Des mesures de remédiation pragmatiques

Il est possible d’avoir de grandes ambitions pour son système d’information, comme de vouloir construire un nouveau système de contrôle d’accès ou vouloir mettre en conformité l’intégralité de son héritage de développement issus de l’accumulations de couches historiques d’applications et de systèmes acquis au fur et à mesure du développement de la société. C’est possible, en théorie... Dans la pratique, cela demande de forts investissements, des projets durant plusieurs années qui grèveront l’opportunité d’actes plus faciles mais de portée plus courte. S’assurer par exemple que l’ensemble de son parc de stations de travail est à jour, que les collaborateurs ont accès à un coffre-fort électronique pour stocker leurs nombreux mots de passe, ou encore que personne ne peut accéder au système d’information depuis Internet sans utiliser un VPN (tunnel de chiffrement des accès), voilà ce que devraient être les priorités de chacun.

Acquérir une culture cyber sur le long terme

Inutile de se voiler la face, l’informatique est un secteur extrêmement complexe. S’il existe de nombreux diplômes qui ne permettent que d’en appréhender une portion en 5 ans d’études, c’est peut-être que ces notions prennent du temps à s’acquérir, se manipuler, s’appréhender. Si l’on peut regretter qu’il n’y ait pas encore un véritable accompagnement à l’école pour acquérir les bases de cet outil quotidien, il faut aussi se rappeler que ce n’est pas en 20 ou 30 heures de conduite que l’on devient un pilote de course.
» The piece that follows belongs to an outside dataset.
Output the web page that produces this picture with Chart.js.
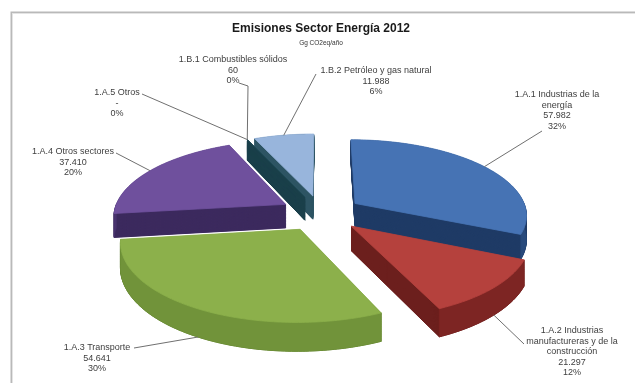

Cela requiert de la pratique sur la longueur, de la vigilance constante et l’humilité d’accepter que l’on peut toujours apprendre. A contrario de la voiture, c’est peut-être parce que l’outil informatique ne met pas encore directement en danger la vie humaine que l’on croit qu’un peu de bidouille nous transforme en as de la souris. Une fois que l’on accepte ce long cheminement, encore faut-il trouver de quoi abreuver sa connaissance. Et devant la multitude d’informations proposée par Internet, que faire ? On peut se tourner vers de nouveaux produits de micro-apprentissage sur téléphone mobile ou de réalité virtuelle ou étendue ou simplement appeler son conseil cyber préféré qui se fera un plaisir de partager ses ressources pour vous faire progresser dans cet univers maintenant indispensable à tous !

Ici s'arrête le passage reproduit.